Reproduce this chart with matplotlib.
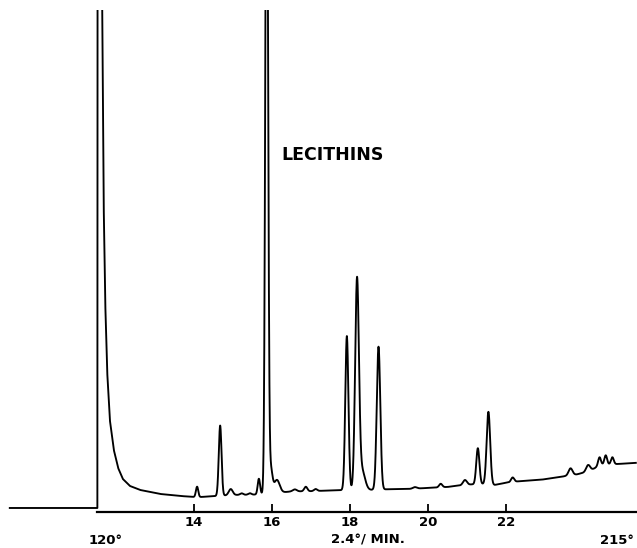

=====

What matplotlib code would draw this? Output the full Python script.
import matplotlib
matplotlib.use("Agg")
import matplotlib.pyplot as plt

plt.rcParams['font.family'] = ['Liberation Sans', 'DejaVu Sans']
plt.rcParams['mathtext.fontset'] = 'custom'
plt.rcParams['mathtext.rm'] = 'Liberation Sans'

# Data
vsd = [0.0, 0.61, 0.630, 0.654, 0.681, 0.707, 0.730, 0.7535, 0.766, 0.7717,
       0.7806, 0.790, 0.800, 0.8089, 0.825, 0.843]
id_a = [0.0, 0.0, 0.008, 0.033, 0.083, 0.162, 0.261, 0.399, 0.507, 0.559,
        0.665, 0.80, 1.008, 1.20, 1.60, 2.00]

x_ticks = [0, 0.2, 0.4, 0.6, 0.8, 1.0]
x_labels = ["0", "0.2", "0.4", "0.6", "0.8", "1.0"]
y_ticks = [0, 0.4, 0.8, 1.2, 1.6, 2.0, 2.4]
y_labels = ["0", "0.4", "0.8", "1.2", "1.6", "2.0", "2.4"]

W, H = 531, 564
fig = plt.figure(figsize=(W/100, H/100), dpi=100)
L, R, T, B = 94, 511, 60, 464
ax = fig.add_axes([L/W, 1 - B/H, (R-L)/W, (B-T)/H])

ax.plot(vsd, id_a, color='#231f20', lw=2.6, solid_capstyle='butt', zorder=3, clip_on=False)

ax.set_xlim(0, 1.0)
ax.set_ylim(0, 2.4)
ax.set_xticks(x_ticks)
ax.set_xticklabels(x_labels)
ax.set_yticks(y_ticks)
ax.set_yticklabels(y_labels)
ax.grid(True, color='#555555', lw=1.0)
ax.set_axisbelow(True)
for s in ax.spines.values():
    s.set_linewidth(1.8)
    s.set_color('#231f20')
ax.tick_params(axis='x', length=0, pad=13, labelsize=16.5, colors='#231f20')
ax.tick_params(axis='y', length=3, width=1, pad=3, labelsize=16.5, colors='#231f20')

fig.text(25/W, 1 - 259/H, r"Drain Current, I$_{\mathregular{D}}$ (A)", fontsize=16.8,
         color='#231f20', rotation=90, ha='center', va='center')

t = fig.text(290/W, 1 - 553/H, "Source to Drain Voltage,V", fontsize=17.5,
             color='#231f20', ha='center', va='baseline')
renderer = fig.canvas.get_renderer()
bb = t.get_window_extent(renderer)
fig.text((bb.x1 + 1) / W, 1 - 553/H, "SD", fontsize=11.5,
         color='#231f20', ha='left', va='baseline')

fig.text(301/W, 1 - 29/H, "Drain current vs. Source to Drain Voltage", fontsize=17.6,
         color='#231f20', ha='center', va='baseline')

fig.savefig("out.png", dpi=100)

=====

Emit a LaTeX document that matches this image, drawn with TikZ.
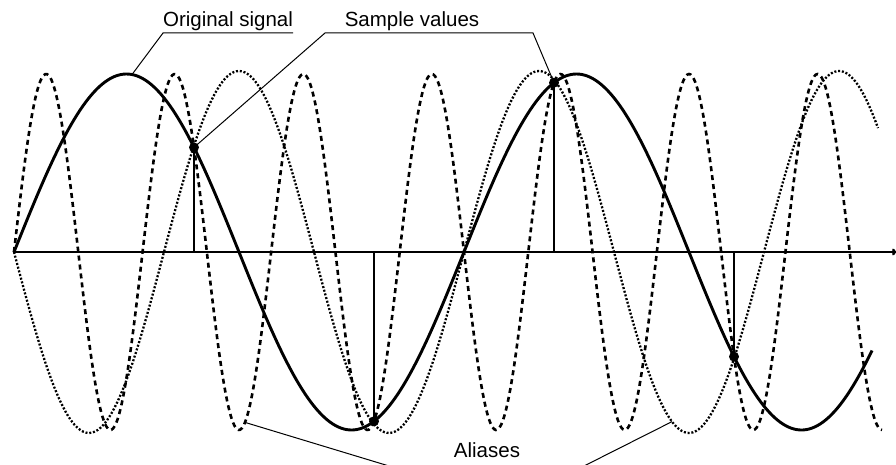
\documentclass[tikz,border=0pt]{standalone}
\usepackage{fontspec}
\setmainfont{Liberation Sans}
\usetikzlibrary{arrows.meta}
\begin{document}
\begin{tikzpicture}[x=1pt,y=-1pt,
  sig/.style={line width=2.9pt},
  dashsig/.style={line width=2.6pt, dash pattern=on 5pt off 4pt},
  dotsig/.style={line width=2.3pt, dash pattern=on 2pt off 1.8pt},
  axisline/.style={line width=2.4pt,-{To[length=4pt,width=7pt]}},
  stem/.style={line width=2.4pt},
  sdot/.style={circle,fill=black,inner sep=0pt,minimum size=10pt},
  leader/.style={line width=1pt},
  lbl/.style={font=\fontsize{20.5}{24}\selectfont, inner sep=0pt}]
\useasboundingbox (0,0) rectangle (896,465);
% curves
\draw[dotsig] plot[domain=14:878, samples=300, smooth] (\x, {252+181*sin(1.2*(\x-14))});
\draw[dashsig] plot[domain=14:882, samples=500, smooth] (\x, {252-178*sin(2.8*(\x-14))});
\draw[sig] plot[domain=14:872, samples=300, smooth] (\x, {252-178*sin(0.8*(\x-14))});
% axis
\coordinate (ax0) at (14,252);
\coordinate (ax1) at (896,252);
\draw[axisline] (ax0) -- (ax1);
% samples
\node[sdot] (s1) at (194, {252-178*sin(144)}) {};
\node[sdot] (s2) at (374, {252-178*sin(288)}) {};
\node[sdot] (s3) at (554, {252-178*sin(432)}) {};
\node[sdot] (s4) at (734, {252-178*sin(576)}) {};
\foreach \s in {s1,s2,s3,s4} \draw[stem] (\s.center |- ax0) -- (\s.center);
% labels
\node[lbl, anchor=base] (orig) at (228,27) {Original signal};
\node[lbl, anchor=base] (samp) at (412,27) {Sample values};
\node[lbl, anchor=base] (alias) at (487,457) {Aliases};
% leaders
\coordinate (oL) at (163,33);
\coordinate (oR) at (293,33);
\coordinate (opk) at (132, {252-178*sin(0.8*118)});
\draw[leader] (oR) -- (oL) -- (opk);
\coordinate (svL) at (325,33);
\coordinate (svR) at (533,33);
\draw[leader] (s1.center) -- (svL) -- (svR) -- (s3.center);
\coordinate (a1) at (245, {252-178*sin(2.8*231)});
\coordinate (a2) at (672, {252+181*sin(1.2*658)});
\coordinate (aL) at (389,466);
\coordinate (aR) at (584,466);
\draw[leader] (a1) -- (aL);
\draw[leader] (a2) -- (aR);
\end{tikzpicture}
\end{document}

=====

_Task instructions:_ Give the count of lines that hold the word "this", with nothing added.

_Correct result:_ 3